* Rows from a dataset of charts and code
◇ ◇ ◇ ◇

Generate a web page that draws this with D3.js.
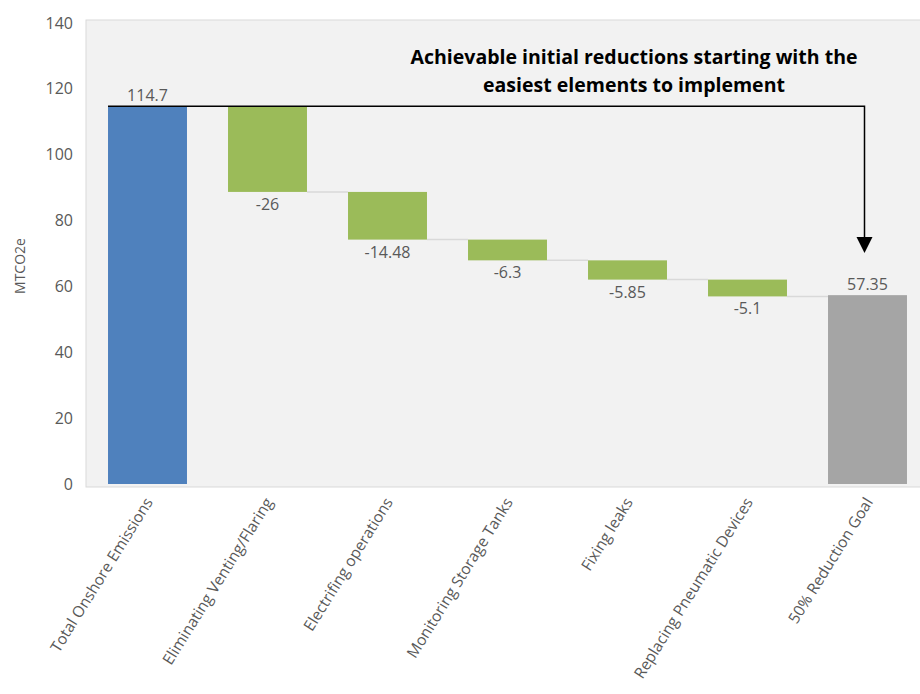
<!DOCTYPE html>
<html><head><meta charset="utf-8">
<script src="https://cdn.jsdelivr.net/npm/d3@7"></script>
<style>body{margin:0;background:#fff}svg{display:block}</style>
</head><body>
<svg id="c" width="920" height="694"></svg>
<script>
const categories = ["Total Onshore Emissions","Eliminating Venting/Flaring","Electrifing operations","Monitoring Storage Tanks","Fixing leaks","Replacing Pneumatic Devices","50% Reduction Goal"];
const values = [114.7, -26, -14.48, -6.3, -5.85, -5.1, 57.35];
const kinds = ["total","delta","delta","delta","delta","delta","goal"];
const yTicks = [0,20,40,60,80,100,120,140];
const title = ["Achievable initial reductions starting with the","easiest elements to implement"];
const yLabel = "MTCO2e";

const colors = {total:"#4f81bd", delta:"#9bbb59", goal:"#a5a5a5"};
const font = "Open Sans, sans-serif";
const svg = d3.select("#c");

const y = d3.scaleLinear().domain([0,140]).range([484,23]);
const x = d3.scaleBand().domain(categories).range([87.5,927.5]).paddingInner(0.342).paddingOuter(0.171);

// compute waterfall
let run = 0;
const bars = categories.map((c,i)=>{
  const k = kinds[i], v = values[i];
  let lo, hi;
  if (k==="delta"){ hi = run; lo = run + v; run = lo; }
  else { lo = 0; hi = v; run = v; }
  return {c,k,v,lo,hi};
});

// plot area
svg.append("rect").attr("x",86).attr("y",20).attr("width",840).attr("height",467)
  .attr("fill","#f2f2f2").attr("stroke","#d9d9d9").attr("stroke-width",1);

// y axis
const ya = svg.append("g").attr("transform","translate(86,0)")
  .call(d3.axisLeft(y).tickValues(yTicks).tickSize(0).tickPadding(13));
ya.select(".domain").remove();
ya.selectAll("text").attr("font-family",font).attr("font-size",16).attr("fill","#595959");

svg.append("text").attr("transform","translate(25,266) rotate(-90)")
  .attr("text-anchor","middle").attr("font-family",font).attr("font-size",14).attr("fill","#595959").text(yLabel);

// connectors
bars.forEach((b,i)=>{
  if (i < bars.length-1 && b.k==="delta"){
    const level = b.lo;
    svg.append("line").attr("x1",x(b.c)+x.bandwidth()).attr("x2",x(categories[i+1]))
      .attr("y1",y(level)).attr("y2",y(level)).attr("stroke","#d9d9d9").attr("stroke-width",1.5);
  }
});

// bars
svg.selectAll("rect.bar").data(bars).join("rect").attr("class","bar")
  .attr("x",d=>x(d.c)).attr("width",x.bandwidth())
  .attr("y",d=>y(d.hi)).attr("height",d=>y(d.lo)-y(d.hi))
  .attr("fill",d=>colors[d.k]);

// value labels
svg.selectAll("text.val").data(bars).join("text").attr("class","val")
  .attr("x",d=>x(d.c)+x.bandwidth()/2)
  .attr("y",d=>d.k==="delta"? y(d.lo)+18 : y(d.hi)-5)
  .attr("text-anchor","middle").attr("font-family",font).attr("font-size",16).attr("fill","#595959")
  .text(d=>d.v);

// x labels
svg.selectAll("text.cat").data(categories).join("text").attr("class","cat")
  .attr("transform",d=>`translate(${x(d)+x.bandwidth()/2+6},${502}) rotate(-58)`)
  .attr("text-anchor","end").attr("font-family",font).attr("font-size",15.5).attr("fill","#595959")
  .text(d=>d);

// annotation line + arrow
const ax = x(categories[6])+x.bandwidth()/2 - 3;
const startY = y(values[0]);
svg.append("path").attr("d",`M${x(categories[0])},${startY}H${ax}V240`)
  .attr("fill","none").attr("stroke","#000").attr("stroke-width",1.5);
svg.append("path").attr("d",`M${ax-8},237L${ax+8},237L${ax},253Z`).attr("fill","#000");

// title
svg.selectAll("text.title").data(title).join("text").attr("class","title")
  .attr("x",634).attr("y",(d,i)=>64+i*28).attr("text-anchor","middle")
  .attr("font-family",font).attr("font-weight","bold").attr("font-size",19.5).attr("fill","#000")
  .text(d=>d);
</script>
</body></html>
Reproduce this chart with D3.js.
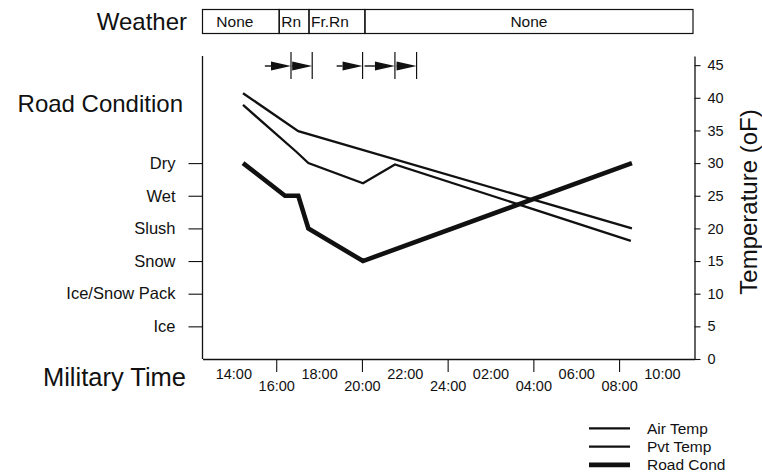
<!DOCTYPE html>
<html>
<head>
<meta charset="utf-8">
<script src="https://cdn.jsdelivr.net/npm/d3@7"></script>
<style>
  html, body { margin: 0; padding: 0; background: #fff; }
  svg { display: block; font-family: "Liberation Sans", Arial, Helvetica, sans-serif; }
</style>
</head>
<body>
<script>
// ---------- data (hours; values past 24 are the next morning) ----------
const roadCategories = ["Ice", "Ice/Snow Pack", "Snow", "Slush", "Wet", "Dry"];
const roadCategoryLevel = [5, 10, 15, 20, 25, 30];   // where each condition sits on the temperature scale

const airTime = [14.45, 17.03, 32.6];
const airTemp = [40.7, 34.9, 20.0];

const pvtTime = [14.45, 16.95, 17.5, 20.05, 21.54, 32.55];
const pvtTemp = [38.9, 31.7, 30.0, 26.9, 29.8, 18.1];

const roadTime = [14.45, 16.41, 17.03, 17.5, 20.05, 32.6];
const roadCond = ["Dry", "Wet", "Wet", "Slush", "Snow", "Dry"];

const weatherLabels = ["None", "Rn", "Fr.Rn", "None"];
const weatherBounds = [12.56, 16.14, 17.53, 20.14, 35.45];

const arrowStart = [15.47, 16.69, 18.82, 20.03, 21.54];
const arrowEnd   = [16.69, 17.68, 20.03, 21.54, 22.55];

const timeTicks  = [14, 16, 18, 20, 22, 24, 26, 28, 30, 32, 34];
const timeLabels = ["14:00", "16:00", "18:00", "20:00", "22:00", "24:00", "02:00", "04:00", "06:00", "08:00", "10:00"];

const tempTicks = [0, 5, 10, 15, 20, 25, 30, 35, 40, 45];

const legendNames = ["Air Temp", "Pvt Temp", "Road Cond"];

// ---------- layout ----------
const W = 762, H = 475;
const plotL = 202.5, plotR = 694.5, plotB = 359, plotT = 56;
const ink = "#111";

const svg = d3.select("body").append("svg").attr("width", W).attr("height", H);

const x = d3.scaleLinear().domain([12.56, 35.52]).range([plotL, plotR]);
const y = d3.scaleLinear().domain([0, 46.4]).range([plotB, plotT]);
const levelOf = d3.scaleOrdinal().domain(roadCategories).range(roadCategoryLevel);
const yCat = d3.scalePoint().domain(roadCategories).range([y(roadCategoryLevel[0]), y(roadCategoryLevel[roadCategoryLevel.length - 1])]);

// ---------- weather bar ----------
const wTop = 9.5, wBot = 33.5;
const wg = svg.append("g");
weatherLabels.forEach((lab, i) => {
  const x0 = x(weatherBounds[i]), x1 = x(weatherBounds[i + 1]);
  wg.append("rect").attr("x", x0).attr("y", wTop).attr("width", x1 - x0).attr("height", wBot - wTop)
    .attr("fill", "none").attr("stroke", ink).attr("stroke-width", 1.2);
  const narrow = (x1 - x0) < 60;
  wg.append("text")
    .attr("x", narrow ? x0 + 2 : (x0 + x1) / 2 - (i === 0 ? 6 : 0))
    .attr("y", (wTop + wBot) / 2 + 5.5)
    .attr("text-anchor", narrow ? "start" : "middle")
    .attr("font-size", 15.5).attr("fill", ink)
    .text(lab);
});
svg.append("text").attr("x", 187).attr("y", 30).attr("text-anchor", "end")
  .attr("font-size", 24).attr("fill", ink).text("Weather");

// ---------- arrows ----------
const ag = svg.append("g");
const arrowY = 66, headLen = 20, headHalf = 4.5;
arrowStart.forEach((s, i) => {
  const xs = x(s), xe = x(arrowEnd[i]);
  const hx = xe - headLen;
  if (hx > xs + 1) {
    ag.append("line").attr("x1", xs + (i > 0 && arrowStart[i] === arrowEnd[i - 1] ? 2 : 0)).attr("x2", hx)
      .attr("y1", arrowY).attr("y2", arrowY).attr("stroke", ink).attr("stroke-width", 1.4);
  }
  ag.append("path")
    .attr("d", `M${Math.max(hx, xs)},${arrowY - headHalf}L${xe},${arrowY}L${Math.max(hx, xs)},${arrowY + headHalf}Z`)
    .attr("fill", ink);
  ag.append("line").attr("x1", xe).attr("x2", xe).attr("y1", 52).attr("y2", 79)
    .attr("stroke", ink).attr("stroke-width", 1.2);
});

// ---------- axes ----------
// left (road condition)
svg.append("line").attr("x1", plotL).attr("x2", plotL).attr("y1", plotT).attr("y2", plotB)
  .attr("stroke", ink).attr("stroke-width", 1.3);
const leftAxis = svg.append("g").attr("transform", `translate(${plotL},0)`)
  .call(d3.axisLeft(yCat).tickSize(14).tickPadding(13));
leftAxis.select(".domain").remove();
leftAxis.selectAll("line").attr("stroke", ink).attr("stroke-width", 1.1);
leftAxis.selectAll("text").attr("font-size", 16.5).attr("fill", ink)
  .attr("font-family", "Liberation Sans, Arial, sans-serif");

svg.append("text").attr("x", 183).attr("y", 112).attr("text-anchor", "end")
  .attr("font-size", 24).attr("fill", ink).text("Road Condition");

// right (temperature)
const rightAxis = svg.append("g").attr("transform", `translate(${plotR},0)`)
  .call(d3.axisRight(y).tickValues(tempTicks).tickSize(6).tickSizeOuter(0).tickPadding(7));
rightAxis.select(".domain").attr("stroke", ink).attr("stroke-width", 1.3);
rightAxis.selectAll("line").attr("stroke", ink).attr("stroke-width", 1.1);
rightAxis.selectAll("text").attr("font-size", 14.5).attr("fill", ink)
  .attr("font-family", "Liberation Sans, Arial, sans-serif");

svg.append("text")
  .attr("transform", `translate(757,202) rotate(-90)`)
  .attr("text-anchor", "middle").attr("font-size", 24).attr("fill", ink)
  .text("Temperature (oF)");

// bottom (time)
const bottomAxis = svg.append("g").attr("transform", `translate(0,${plotB})`)
  .call(d3.axisBottom(x).tickValues(timeTicks).tickSizeOuter(0)
    .tickFormat((d, i) => timeLabels[i]));
bottomAxis.select(".domain").attr("stroke", ink).attr("stroke-width", 1.3);
bottomAxis.selectAll(".tick").each(function (d, i) {
  const t = d3.select(this);
  t.select("line").attr("stroke", ink).attr("stroke-width", 1.1)
    .attr("y2", i % 2 === 1 ? 13 : 0);
  t.select("text").attr("dy", null).attr("y", i % 2 === 1 ? 32 : 20)
    .attr("font-size", 14.5).attr("fill", ink)
    .attr("font-family", "Liberation Sans, Arial, sans-serif");
});

svg.append("text").attr("x", 186).attr("y", 386).attr("text-anchor", "end")
  .attr("font-size", 25.5).attr("fill", ink).text("Military Time");

// ---------- series ----------
const line = d3.line().x(d => x(d[0])).y(d => y(d[1]));
const airPts  = airTime.map((t, i) => [t, airTemp[i]]);
const pvtPts  = pvtTime.map((t, i) => [t, pvtTemp[i]]);
const roadPts = roadTime.map((t, i) => [t, levelOf(roadCond[i])]);

const seriesStyle = [
  { pts: airPts,  w: 2.3 },
  { pts: pvtPts,  w: 2.3 },
  { pts: roadPts, w: 4.6 }
];
seriesStyle.forEach(s => {
  svg.append("path").attr("d", line(s.pts)).attr("fill", "none")
    .attr("stroke", ink).attr("stroke-width", s.w)
    .attr("stroke-linejoin", "miter").attr("stroke-linecap", "butt");
});

// ---------- legend ----------
const lg = svg.append("g");
legendNames.forEach((name, i) => {
  const ly = 428.3 + i * 18.3;
  lg.append("line").attr("x1", 589).attr("x2", 630).attr("y1", ly).attr("y2", ly)
    .attr("stroke", ink).attr("stroke-width", seriesStyle[i].w);
  lg.append("text").attr("x", 647).attr("y", ly + 5.5).attr("font-size", 15.5)
    .attr("fill", ink).text(name);
});
</script>
</body>
</html>
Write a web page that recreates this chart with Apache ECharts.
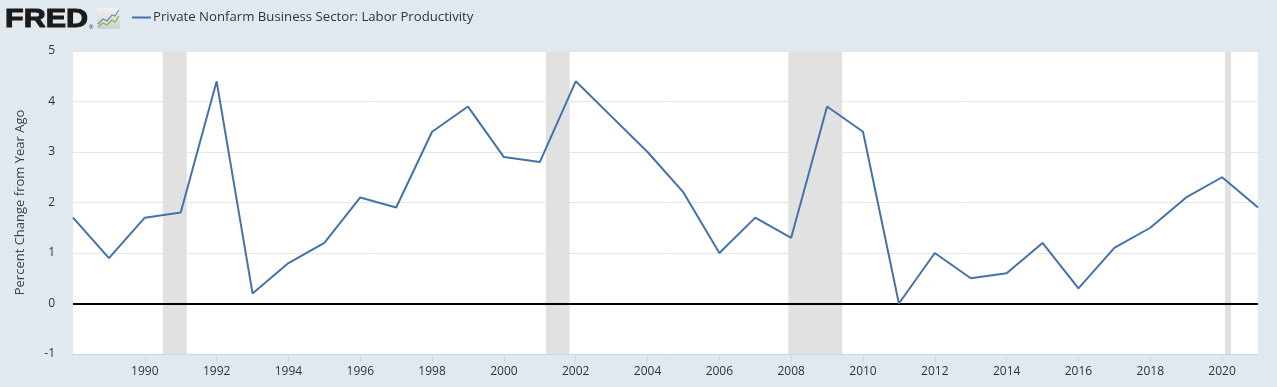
<!DOCTYPE html>
<html><head><meta charset="utf-8">
<script src="https://cdn.jsdelivr.net/npm/echarts@6/dist/echarts.min.js"></script>
<style>html,body{margin:0;padding:0;background:#e1e9f0;}#c{width:1277px;height:387px;}</style>
</head><body><div id="c"></div>
<script>
const years = [1988,1989,1990,1991,1992,1993,1994,1995,1996,1997,1998,1999,2000,2001,2002,2003,2004,2005,2006,2007,2008,2009,2010,2011,2012,2013,2014,2015,2016,2017,2018,2019,2020,2021];
const productivity = [1.7,0.9,1.7,1.8,4.4,0.2,0.8,1.2,2.1,1.9,3.4,3.9,2.9,2.8,4.4,3.7,3.0,2.2,1.0,1.7,1.3,3.9,3.4,0.0,1.0,0.5,0.6,1.2,0.3,1.1,1.5,2.1,2.5,1.9];
// recession periods as fractional years (start, end)
const recessions = [[1990.5,1991.17],[2001.17,2001.83],[2007.92,2009.42],[2020.08,2020.25]];
const yTicks = [-1,0,1,2,3,4,5];
const xRange = [1988,2021];
const seriesName = 'Private Nonfarm Business Sector: Labor Productivity';

const chart = echarts.init(document.getElementById('c'), null, {renderer:'canvas'});
const font = "'Open Sans', 'Noto Sans', sans-serif";
chart.setOption({
  backgroundColor:'#e1e9f0',
  animation:false,
  textStyle:{fontFamily:font},
  grid:{left:73,right:19,top:51,bottom:33,show:true,backgroundColor:'#ffffff',borderWidth:0},
  legend:{show:true,left:132,top:11,padding:0,itemWidth:19,itemHeight:2,itemGap:4,
    icon:'rect',
    textStyle:{fontFamily:font,fontSize:13.2,color:'#333333',padding:[0,0,0,-3]},
    data:[{name:seriesName}]},
  graphic:[
    {type:'text',x:5,y:8,scaleX:1.22,style:{text:'FRED',fontFamily:"'Liberation Sans', Arial, sans-serif",fontWeight:'bold',fontSize:25,fill:'#1a1a1a',stroke:'#1a1a1a',lineWidth:1}},
    {type:'text',x:89,y:24,style:{text:'®',fontSize:6,fill:'#1a1a1a'}},
    {type:'rect',shape:{x:97,y:8,width:23,height:21,r:2},style:{fill:{type:'linear',x:0,y:0,x2:0,y2:1,colorStops:[{offset:0,color:'#f2f2f2'},{offset:1,color:'#cfcfcf'}]}}},
    {type:'polyline',shape:{points:[[98,24],[103,19],[107,21],[112,15],[115,16],[119,10]]},style:{stroke:'#6a8fb8',lineWidth:1.3,fill:null}},
    {type:'polyline',shape:{points:[[98,27],[103,23],[107,25],[112,20],[115,22],[119,16]]},style:{stroke:'#8fb04a',lineWidth:1.3,fill:null}}
  ],
  xAxis:{type:'value',min:xRange[0],max:xRange[1],interval:2,
    axisLine:{show:true,onZero:false,lineStyle:{color:'#ccd6eb',width:1}},
    axisTick:{show:true,length:8,lineStyle:{color:'#ccd6eb'},
      customValues:years.filter(y=>y%2===0 && y>xRange[0] && y<xRange[1])},
    axisLabel:{fontFamily:font,fontSize:12,color:'#333333',margin:12,
      formatter:v=> ((v===xRange[0]||v===xRange[1])? '' : String(v))},
    splitLine:{show:false}},
  yAxis:{type:'value',min:yTicks[0],max:yTicks[yTicks.length-1],interval:1,
    name:'Percent Change from Year Ago',nameLocation:'middle',nameGap:46,
    nameTextStyle:{fontFamily:font,fontSize:13,color:'#444444'},
    axisLine:{show:false},axisTick:{show:false},
    axisLabel:{fontFamily:font,fontSize:12,color:'#333333',margin:18},
    splitLine:{show:true,lineStyle:{color:'#e6e6e6',width:1}}},
  series:[{
    name:seriesName,type:'line',
    data:years.map((y,i)=>[y,productivity[i]]),
    showSymbol:false,symbol:'none',
    lineStyle:{color:'#4572a7',width:2},
    itemStyle:{color:'#4572a7'},
    z:5,
    markArea:{silent:true,itemStyle:{color:'#e1e1e1'},
      data:recessions.map(r=>[{xAxis:r[0]},{xAxis:r[1]}])},
    markLine:{silent:true,symbol:'none',label:{show:false},
      lineStyle:{color:'#000000',width:2,type:'solid'},
      data:[{yAxis:0}]}
  }]
});
</script></body></html>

◇ ◇ ◇ ◇

Only the lines from the one holding "Reproduce this chart with D3.js." to the one holding "const weatherBounds = [12.56, 16.14, 17.53, 20.14, 35.45];" should be returned, both included and exactly as written, with no pictures.

Reproduce this chart with D3.js.
<!DOCTYPE html>
<html>
<head>
<meta charset="utf-8">
<script src="https://cdn.jsdelivr.net/npm/d3@7"></script>
<style>
  html, body { margin: 0; padding: 0; background: #fff; }
  svg { display: block; font-family: "Liberation Sans", Arial, Helvetica, sans-serif; }
</style>
</head>
<body>
<script>
// ---------- data (hours; values past 24 are the next morning) ----------
const roadCategories = ["Ice", "Ice/Snow Pack", "Snow", "Slush", "Wet", "Dry"];
const roadCategoryLevel = [5, 10, 15, 20, 25, 30];   // where each condition sits on the temperature scale

const airTime = [14.45, 17.03, 32.6];
const airTemp = [40.7, 34.9, 20.0];

const pvtTime = [14.45, 16.95, 17.5, 20.05, 21.54, 32.55];
const pvtTemp = [38.9, 31.7, 30.0, 26.9, 29.8, 18.1];

const roadTime = [14.45, 16.41, 17.03, 17.5, 20.05, 32.6];
const roadCond = ["Dry", "Wet", "Wet", "Slush", "Snow", "Dry"];

const weatherLabels = ["None", "Rn", "Fr.Rn", "None"];
const weatherBounds = [12.56, 16.14, 17.53, 20.14, 35.45];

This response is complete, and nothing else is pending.